Harsanyi’s impartial observer theorem is an instance of ‘Constructivist Foundationalism’. Harsanyi’s use of the veil of ignorance device makes it corresponding to a constructivist approach. At the same time, Harsanyi also assumes that choosing in accordance with the criteria of expected utility theory should be taken as a foundational assumption of moral reasoning. This is the combination of this foundational assumption with the construction of a highly artificial decision problem that leads to the utilitarian conclusion. Finally, we can wonder if there really are cases of ‘Axiomatic Intuitionism’. I would suggest that Sen’s Paretian liberal paradox may be interpreted this way. Admittedly, the Paretian liberal paradox could also be seen as a case of Axiomatic Foundationalism as Sen’s initial intention was to lead economists to reconsider their intuitions regarding the consistency of freedom and efficiency.
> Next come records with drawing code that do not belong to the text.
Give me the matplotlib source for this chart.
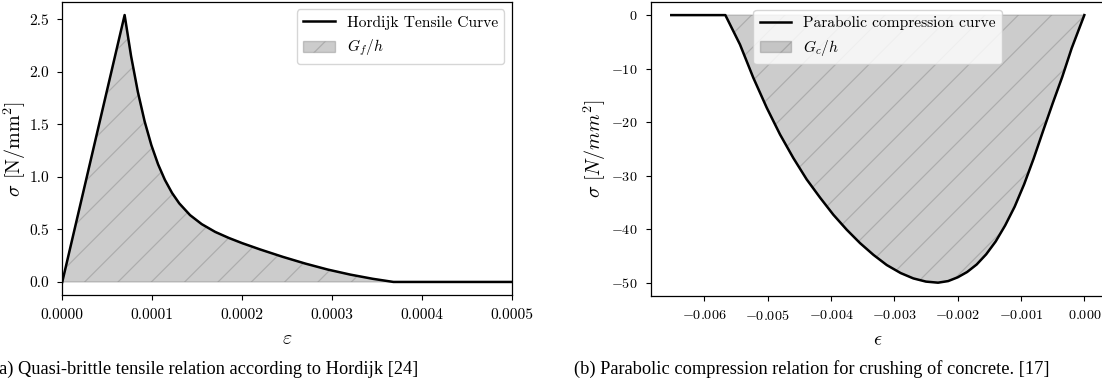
import matplotlib
matplotlib.use("Agg")
import matplotlib.pyplot as plt
from matplotlib.ticker import FuncFormatter

plt.rcParams['font.family'] = 'serif'
plt.rcParams['font.serif'] = ['cmr10']
plt.rcParams['mathtext.fontset'] = 'cm'
plt.rcParams['axes.formatter.use_mathtext'] = True
plt.rcParams['hatch.linewidth'] = 0.45

# Hordijk tensile softening curve
eps_t = [0.0, 0.0000693, 0.0000765, 0.0000840, 0.0000915, 0.0000990, 0.0001065,
         0.0001140, 0.0001220, 0.0001300, 0.0001420, 0.0001550, 0.0001700,
         0.0001850, 0.0002000, 0.0002200, 0.0002450, 0.0002700, 0.0002950,
         0.0003200, 0.0003450, 0.0003680, 0.0005000]
sig_t = [0.0, 2.540, 2.148, 1.809, 1.529, 1.302, 1.119, 0.972, 0.847, 0.748,
         0.636, 0.550, 0.476, 0.419, 0.369, 0.309, 0.239, 0.175, 0.118, 0.070,
         0.030, 0.0, 0.0]

# Parabolic compression curve
eps_c = [-0.006522, -0.005668, -0.005437, -0.005227, -0.005015, -0.004805,
         -0.004595, -0.004384, -0.004173, -0.003963, -0.003752, -0.003542,
         -0.003330, -0.003120, -0.002900, -0.002700, -0.002500, -0.002310,
         -0.002150, -0.002000, -0.001850, -0.001700, -0.001550, -0.001400,
         -0.001250, -0.001100, -0.000950, -0.000800, -0.000650, -0.000500,
         -0.000350, -0.000200, 0.0]
sig_c = [0.0, 0.0, -5.5, -11.7, -17.3, -22.3, -26.7, -30.7, -34.1, -37.3,
         -40.1, -42.6, -44.8, -46.7, -48.2, -49.2, -49.8, -50.0,
         -49.7, -49.0, -48.0, -46.6, -44.7, -42.3, -39.3, -35.8, -31.6,
         -26.8, -21.6, -16.5, -11.6, -6.2, 0.0]

fill_end_t = 22  # fill only up to the end of the softening branch

fig = plt.figure(figsize=(5.51, 1.925), dpi=200)
ax1 = fig.add_axes([0.0565, 0.233, 0.4083, 0.7626])
ax2 = fig.add_axes([0.5904, 0.231, 0.4123, 0.7645])

lw = 0.9
label_fs = 7.2
legend_fs = 5.6

# left: tensile
ax1.plot(eps_t, sig_t, color='black', lw=lw, label='Hordijk Tensile Curve')
ax1.fill_between(eps_t[:fill_end_t], sig_t[:fill_end_t], 0, facecolor='gray',
                 edgecolor='gray', alpha=0.4, hatch='//', lw=0.5, label='$G_f/h$')
ax1.set_xlim(0, 0.0005)
ax1.set_xticks([0, 0.0001, 0.0002, 0.0003, 0.0004, 0.0005])
ax1.xaxis.set_major_formatter(FuncFormatter(lambda v, p: f"{v:.4f}"))
ax1.yaxis.set_major_formatter(FuncFormatter(lambda v, p: f"{v:.1f}"))
ax1.set_xlabel(r'$\varepsilon$', fontsize=label_fs, labelpad=3)
ax1.set_ylabel(r'$\sigma$ $[\mathrm{N/mm^2}]$', fontsize=label_fs)
ax1.yaxis.set_label_coords(-0.076, 0.5)
leg1 = ax1.legend(loc='upper right', fontsize=legend_fs)
ax1.tick_params(labelsize=5.6)

# right: compression
ax2.plot(eps_c, sig_c, color='black', lw=lw, label='Parabolic compression curve')
ax2.fill_between(eps_c[1:], sig_c[1:], 0, facecolor='gray', edgecolor='gray',
                 alpha=0.4, hatch='//', lw=0.5, label='$G_c/h$')
ax2.set_xticks([-0.006, -0.005, -0.004, -0.003, -0.002, -0.001, 0.0])
ax2.xaxis.set_major_formatter(FuncFormatter(lambda v, p: f"${v:.3f}$"))
ax2.yaxis.set_major_formatter(FuncFormatter(lambda v, p: f"${v:.0f}$"))
ax2.set_xlabel(r'$\epsilon$', fontsize=label_fs, labelpad=3)
ax2.set_ylabel(r'$\sigma\ [N/mm^2]$', fontsize=label_fs)
ax2.yaxis.set_label_coords(-0.093, 0.5)
leg2 = ax2.legend(loc='upper center', fontsize=legend_fs)
ax2.tick_params(labelsize=5.1)

for leg in (leg1, leg2):
    leg.get_frame().set_linewidth(0.5)

for ax in (ax1, ax2):
    ax.tick_params(length=1.75, width=0.4, pad=3)
    for s in ax.spines.values():
        s.set_linewidth(0.45)

fig.text(-0.006, 0.029, "(a) Quasi-brittle tensile relation according to Hordijk [24]",
         family='Liberation Serif', fontsize=6.6, ha='left', va='baseline')
fig.text(0.737, 0.029, "(b) Parabolic compression relation for crushing of concrete. [17]",
         family='Liberation Serif', fontsize=6.6, ha='center', va='baseline')

fig.savefig('out.png', dpi=200)
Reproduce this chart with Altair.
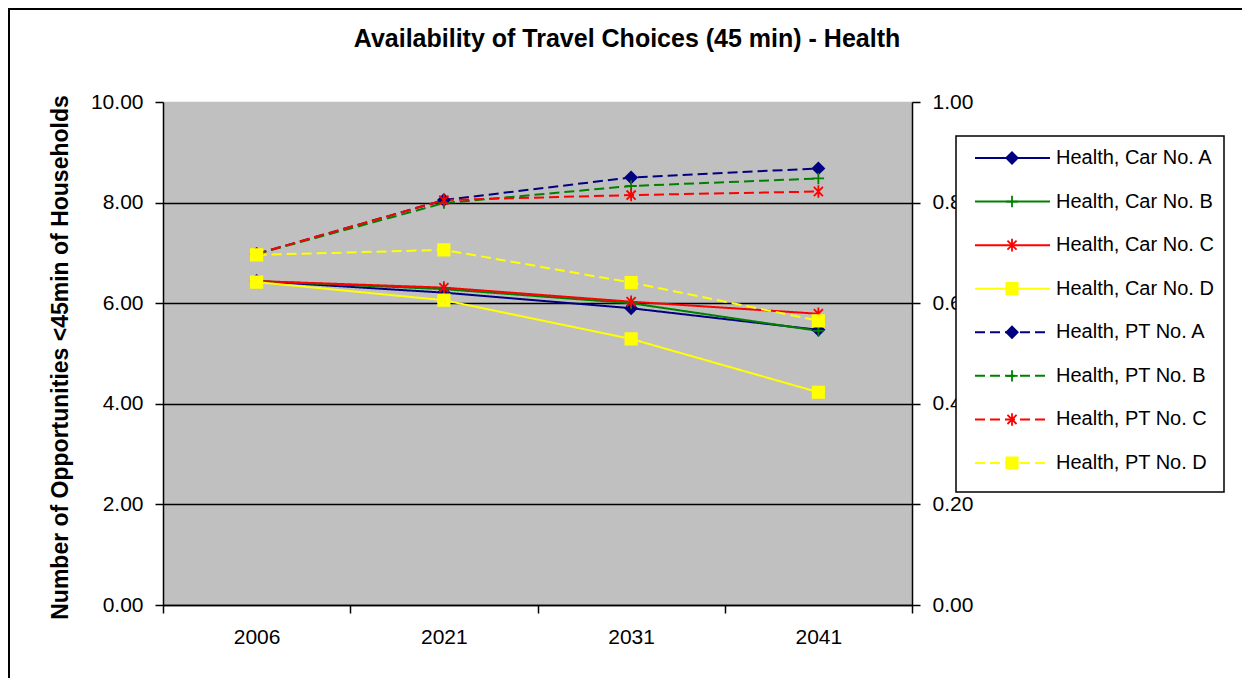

However, the discussion that has followed Sen’s result, rather than endorsing the claim of the inconsistency between freedom and efficiency, has focused on redefining the way freedom was axiomatically defined by Sen in such a way that the initial intuition was preserved. It remains true that the contrast between Axiomatic Foundationalism and Axiomatic Intuitionism is not that sharp. This probably reflects the fact that, as more and more moral philosophers are recognizing, the distinction between intuitionism and foundationalism has been historically exaggerated. However, I would suggest that the constructivist/axiomatic distinction is a more solid and transparent one.